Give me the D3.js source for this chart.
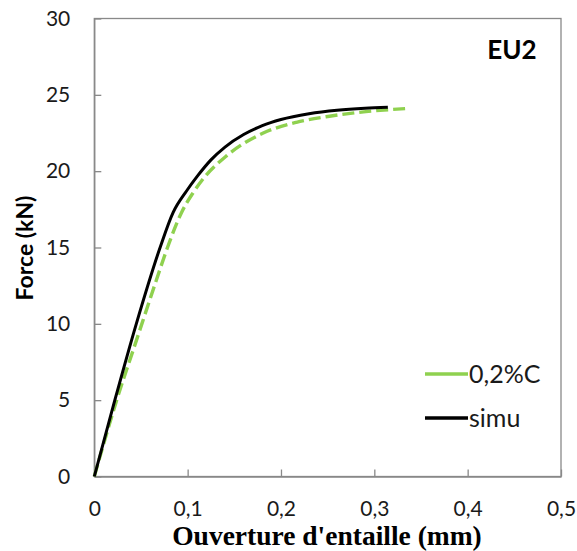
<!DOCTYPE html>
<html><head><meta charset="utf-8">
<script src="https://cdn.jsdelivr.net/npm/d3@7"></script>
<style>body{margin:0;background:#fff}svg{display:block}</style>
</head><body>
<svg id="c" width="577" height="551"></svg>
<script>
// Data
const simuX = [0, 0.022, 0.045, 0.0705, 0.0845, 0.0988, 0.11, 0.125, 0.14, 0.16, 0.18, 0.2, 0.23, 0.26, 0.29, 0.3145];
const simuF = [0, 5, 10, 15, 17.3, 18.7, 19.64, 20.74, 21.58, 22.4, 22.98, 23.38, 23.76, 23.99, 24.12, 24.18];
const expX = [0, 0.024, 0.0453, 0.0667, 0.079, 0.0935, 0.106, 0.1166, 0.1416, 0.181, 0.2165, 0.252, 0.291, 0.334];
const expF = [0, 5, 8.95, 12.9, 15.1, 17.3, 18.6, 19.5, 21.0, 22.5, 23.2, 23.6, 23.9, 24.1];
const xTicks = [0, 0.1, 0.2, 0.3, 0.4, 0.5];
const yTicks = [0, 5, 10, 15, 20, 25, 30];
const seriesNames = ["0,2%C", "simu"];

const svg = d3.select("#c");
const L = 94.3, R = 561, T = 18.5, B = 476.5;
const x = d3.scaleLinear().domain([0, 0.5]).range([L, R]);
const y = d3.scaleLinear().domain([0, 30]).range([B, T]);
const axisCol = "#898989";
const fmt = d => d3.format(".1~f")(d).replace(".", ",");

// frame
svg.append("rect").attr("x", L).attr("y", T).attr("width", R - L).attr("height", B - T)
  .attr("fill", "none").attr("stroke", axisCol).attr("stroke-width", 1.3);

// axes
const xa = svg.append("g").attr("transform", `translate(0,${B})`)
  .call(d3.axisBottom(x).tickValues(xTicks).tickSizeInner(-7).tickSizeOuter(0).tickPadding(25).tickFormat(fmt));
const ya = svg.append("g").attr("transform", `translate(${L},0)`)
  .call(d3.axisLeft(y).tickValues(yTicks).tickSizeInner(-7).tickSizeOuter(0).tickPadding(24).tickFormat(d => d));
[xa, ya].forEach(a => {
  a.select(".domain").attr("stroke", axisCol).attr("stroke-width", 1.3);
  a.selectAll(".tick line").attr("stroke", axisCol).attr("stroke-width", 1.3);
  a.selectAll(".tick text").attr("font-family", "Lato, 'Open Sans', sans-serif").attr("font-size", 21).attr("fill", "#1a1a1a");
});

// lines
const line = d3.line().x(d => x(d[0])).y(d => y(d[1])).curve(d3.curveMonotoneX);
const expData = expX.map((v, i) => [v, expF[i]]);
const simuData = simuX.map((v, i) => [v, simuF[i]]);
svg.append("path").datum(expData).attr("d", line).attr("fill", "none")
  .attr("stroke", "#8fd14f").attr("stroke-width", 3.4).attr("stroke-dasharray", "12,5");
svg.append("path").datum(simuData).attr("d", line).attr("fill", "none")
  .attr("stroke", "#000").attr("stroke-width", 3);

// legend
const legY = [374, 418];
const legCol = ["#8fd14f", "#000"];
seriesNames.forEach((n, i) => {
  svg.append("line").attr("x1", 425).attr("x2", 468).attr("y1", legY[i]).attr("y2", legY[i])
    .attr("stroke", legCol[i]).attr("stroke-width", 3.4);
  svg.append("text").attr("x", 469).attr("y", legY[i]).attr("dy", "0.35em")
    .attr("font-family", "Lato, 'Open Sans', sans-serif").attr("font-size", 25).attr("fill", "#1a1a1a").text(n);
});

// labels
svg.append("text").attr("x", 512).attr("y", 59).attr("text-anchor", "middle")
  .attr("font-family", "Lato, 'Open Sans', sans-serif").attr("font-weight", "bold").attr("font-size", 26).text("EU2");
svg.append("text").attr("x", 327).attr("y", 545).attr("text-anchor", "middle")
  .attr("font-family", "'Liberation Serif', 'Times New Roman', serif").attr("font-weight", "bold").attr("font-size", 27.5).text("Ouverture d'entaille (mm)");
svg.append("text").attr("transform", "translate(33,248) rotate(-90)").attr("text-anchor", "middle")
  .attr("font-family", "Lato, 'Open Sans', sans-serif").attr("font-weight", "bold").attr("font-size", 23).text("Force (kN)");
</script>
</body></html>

GOAL:
Keep every word of the data as it is when you write it out, but drop the pictures.

SOLUTION TO THIS TASK:
Give me the D3.js source for this chart.
<!DOCTYPE html>
<html><head><meta charset="utf-8">
<script src="https://cdn.jsdelivr.net/npm/d3@7"></script>
<style>body{margin:0;background:#fff}svg{display:block}</style>
</head><body>
<svg id="c" width="577" height="551"></svg>
<script>
// Data
const simuX = [0, 0.022, 0.045, 0.0705, 0.0845, 0.0988, 0.11, 0.125, 0.14, 0.16, 0.18, 0.2, 0.23, 0.26, 0.29, 0.3145];
const simuF = [0, 5, 10, 15, 17.3, 18.7, 19.64, 20.74, 21.58, 22.4, 22.98, 23.38, 23.76, 23.99, 24.12, 24.18];
const expX = [0, 0.024, 0.0453, 0.0667, 0.079, 0.0935, 0.106, 0.1166, 0.1416, 0.181, 0.2165, 0.252, 0.291, 0.334];
const expF = [0, 5, 8.95, 12.9, 15.1, 17.3, 18.6, 19.5, 21.0, 22.5, 23.2, 23.6, 23.9, 24.1];
const xTicks = [0, 0.1, 0.2, 0.3, 0.4, 0.5];
const yTicks = [0, 5, 10, 15, 20, 25, 30];
const seriesNames = ["0,2%C", "simu"];

const svg = d3.select("#c");
const L = 94.3, R = 561, T = 18.5, B = 476.5;
const x = d3.scaleLinear().domain([0, 0.5]).range([L, R]);
const y = d3.scaleLinear().domain([0, 30]).range([B, T]);
const axisCol = "#898989";
const fmt = d => d3.format(".1~f")(d).replace(".", ",");

// frame
svg.append("rect").attr("x", L).attr("y", T).attr("width", R - L).attr("height", B - T)
  .attr("fill", "none").attr("stroke", axisCol).attr("stroke-width", 1.3);

// axes
const xa = svg.append("g").attr("transform", `translate(0,${B})`)
  .call(d3.axisBottom(x).tickValues(xTicks).tickSizeInner(-7).tickSizeOuter(0).tickPadding(25).tickFormat(fmt));
const ya = svg.append("g").attr("transform", `translate(${L},0)`)
  .call(d3.axisLeft(y).tickValues(yTicks).tickSizeInner(-7).tickSizeOuter(0).tickPadding(24).tickFormat(d => d));
[xa, ya].forEach(a => {
  a.select(".domain").attr("stroke", axisCol).attr("stroke-width", 1.3);
  a.selectAll(".tick line").attr("stroke", axisCol).attr("stroke-width", 1.3);
  a.selectAll(".tick text").attr("font-family", "Lato, 'Open Sans', sans-serif").attr("font-size", 21).attr("fill", "#1a1a1a");
});

// lines
const line = d3.line().x(d => x(d[0])).y(d => y(d[1])).curve(d3.curveMonotoneX);
const expData = expX.map((v, i) => [v, expF[i]]);
const simuData = simuX.map((v, i) => [v, simuF[i]]);
svg.append("path").datum(expData).attr("d", line).attr("fill", "none")
  .attr("stroke", "#8fd14f").attr("stroke-width", 3.4).attr("stroke-dasharray", "12,5");
svg.append("path").datum(simuData).attr("d", line).attr("fill", "none")
  .attr("stroke", "#000").attr("stroke-width", 3);

// legend
const legY = [374, 418];
const legCol = ["#8fd14f", "#000"];
seriesNames.forEach((n, i) => {
  svg.append("line").attr("x1", 425).attr("x2", 468).attr("y1", legY[i]).attr("y2", legY[i])
    .attr("stroke", legCol[i]).attr("stroke-width", 3.4);
  svg.append("text").attr("x", 469).attr("y", legY[i]).attr("dy", "0.35em")
    .attr("font-family", "Lato, 'Open Sans', sans-serif").attr("font-size", 25).attr("fill", "#1a1a1a").text(n);
});

// labels
svg.append("text").attr("x", 512).attr("y", 59).attr("text-anchor", "middle")
  .attr("font-family", "Lato, 'Open Sans', sans-serif").attr("font-weight", "bold").attr("font-size", 26).text("EU2");
svg.append("text").attr("x", 327).attr("y", 545).attr("text-anchor", "middle")
  .attr("font-family", "'Liberation Serif', 'Times New Roman', serif").attr("font-weight", "bold").attr("font-size", 27.5).text("Ouverture d'entaille (mm)");
svg.append("text").attr("transform", "translate(33,248) rotate(-90)").attr("text-anchor", "middle")
  .attr("font-family", "Lato, 'Open Sans', sans-serif").attr("font-weight", "bold").attr("font-size", 23).text("Force (kN)");
</script>
</body></html>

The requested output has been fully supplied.